I do not propose to spend much time on discussing where all the EU money goes; suffice it to say that a prime example of what appears to me as a lay man to be gross duplication and waste is the new foreign service. Its budget is 20 times the cost of the UK’s Foreign Office and includes among other items £33 million for 150 bomb-proof limousines for all EU ambassadors. The number of staff employed by its quangos and committees alone has tripled during the past five years, amounting to a total cost of more than £2 billion in 2011. It has just opened a new £25 million office in London, and our Foreign Secretary has claimed that the UK Government have brought the EU budget under control.

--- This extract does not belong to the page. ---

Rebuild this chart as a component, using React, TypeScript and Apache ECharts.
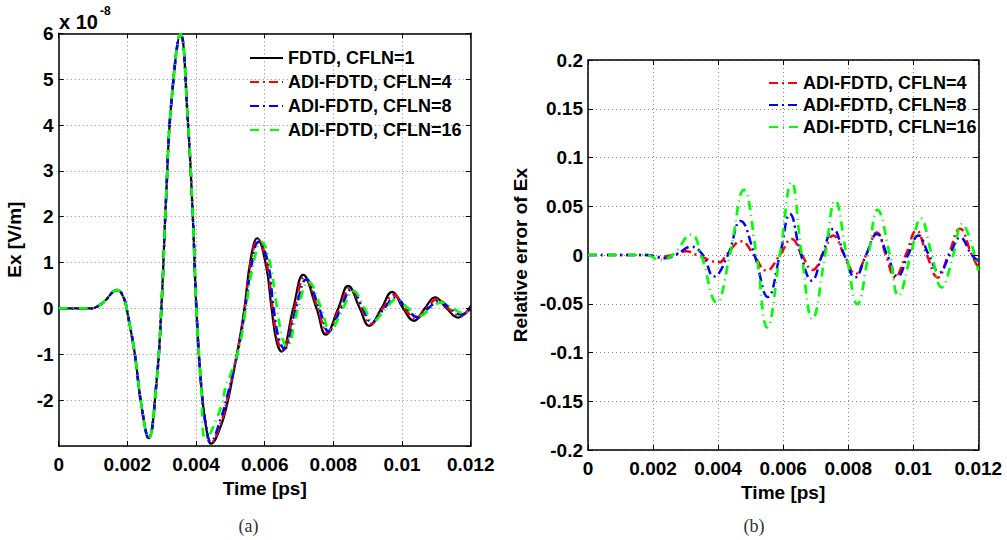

Perhaps the noble Lord, Lord Sassoon, could confirm in his reply that the UK has no liability for any losses incurred by the ECB, another potential burden on this country.

It is a shame that our Deputy Prime Minister has chosen to describe those who want treaty change as “populists, chauvinists and demagogues”. I am afraid that I fit into that category. Surely those who do not want treaty change can raise the level of debate higher than this. However, we must be grateful to our Deputy Prime Minister for supplying us with the information that an extra £1 billion of government expenditure in the UK would create 200,000 to 300,000 jobs. By extrapolation—and perhaps this is unfair—expenditure of £15 billion, which is our gross contribution to the EU would create 3 million to 4 million jobs, matches both our annual contribution to Brussels and the mystical, unsubstantiated and inaccurate figure from the Government that 3 million jobs would be lost if the UK left the EU.

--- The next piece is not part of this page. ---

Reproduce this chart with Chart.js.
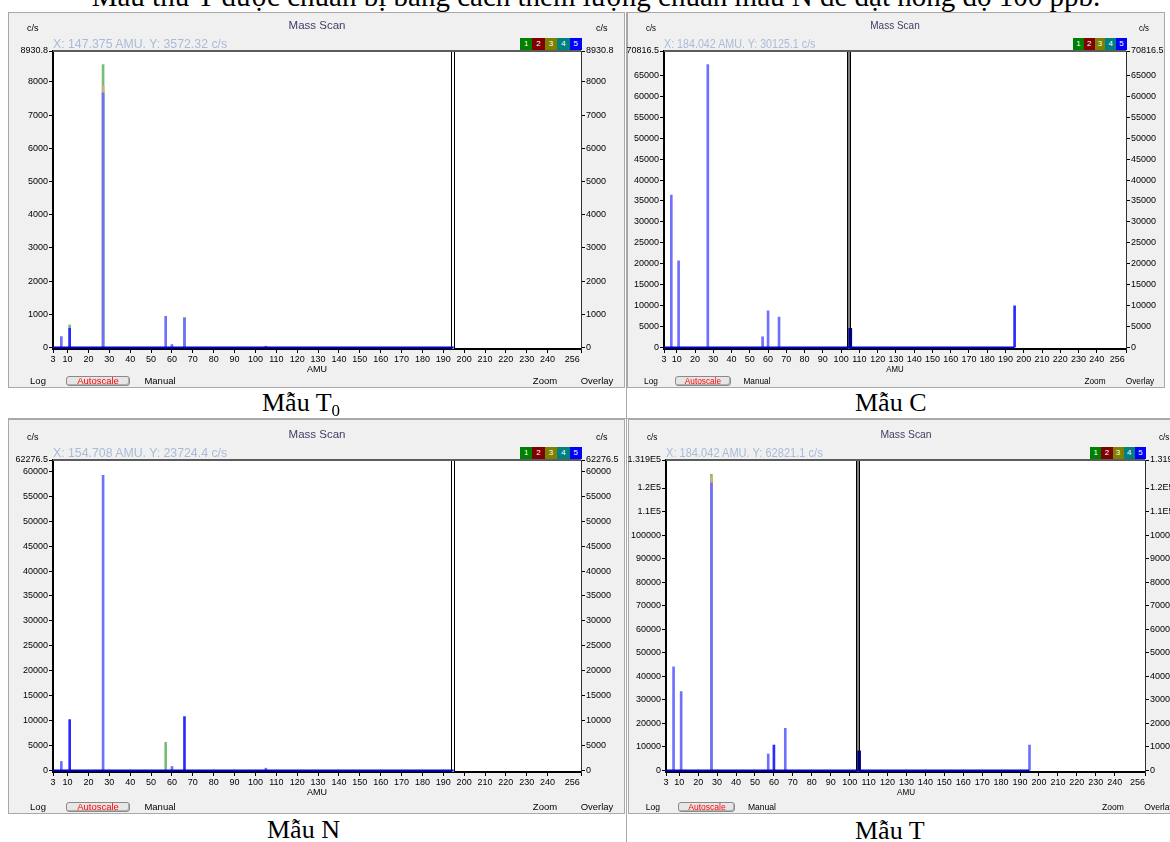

The UK exports less than 10 per cent of GDP in goods and services to the EU each year, yet, as has been said, the EU influences 100 per cent of the UK economy. British exports worldwide, outside the EU, are substantially more than those within it and are growing much faster.

If one turns to the longer term, one sees that the EU has a declining population whereas most of the countries in the rest of the world have rising populations, particularly the US, out largest country export market. The EU is forecast to lose 16 per cent of its current working population by 2050, more than the current working-age population of Germany. The US is to gain 17 per cent. Let us not forget that the Lisbon treaty obliges the EU to negotiate free trade agreements with a member state that wishes to withdraw. It already has free trade agreements with more 80 per cent of all member countries. Our Chancellor says that he is worried that if we do not fully participate in the bail-out negotiations, we could become a “second-tier … state”. Good. Then we can join the USA and the other 165 countries that are not members—China, India, Brazil to mention but three—and be free of the thousands of regulations that come from Brussels.

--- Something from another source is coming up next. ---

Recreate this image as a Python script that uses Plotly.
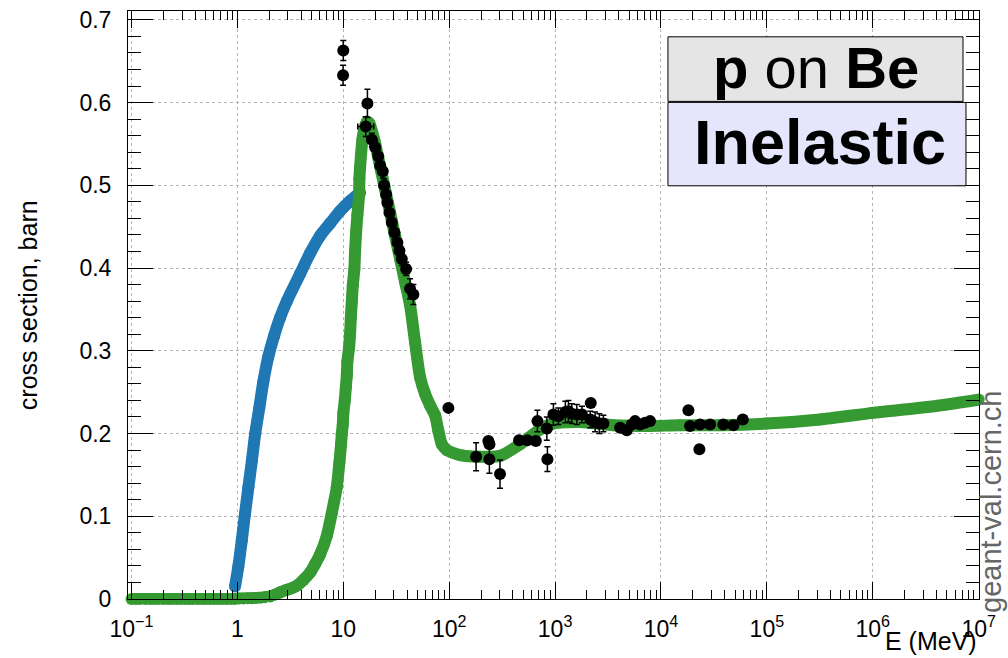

I am confident that a cost-benefit analysis will show —after all, we have it for other legislation—that the costs far outweigh the benefits. In addition, there is only one way to restore our nation status and sovereignty, and that is to renegotiate our relationship with the EU to achieve what many of us were led to believe; namely, that we entered into a free trade area and not a federal Union. I therefore support the excellent Bill of the noble Lord, Lord Pearson, as a major step in this direction.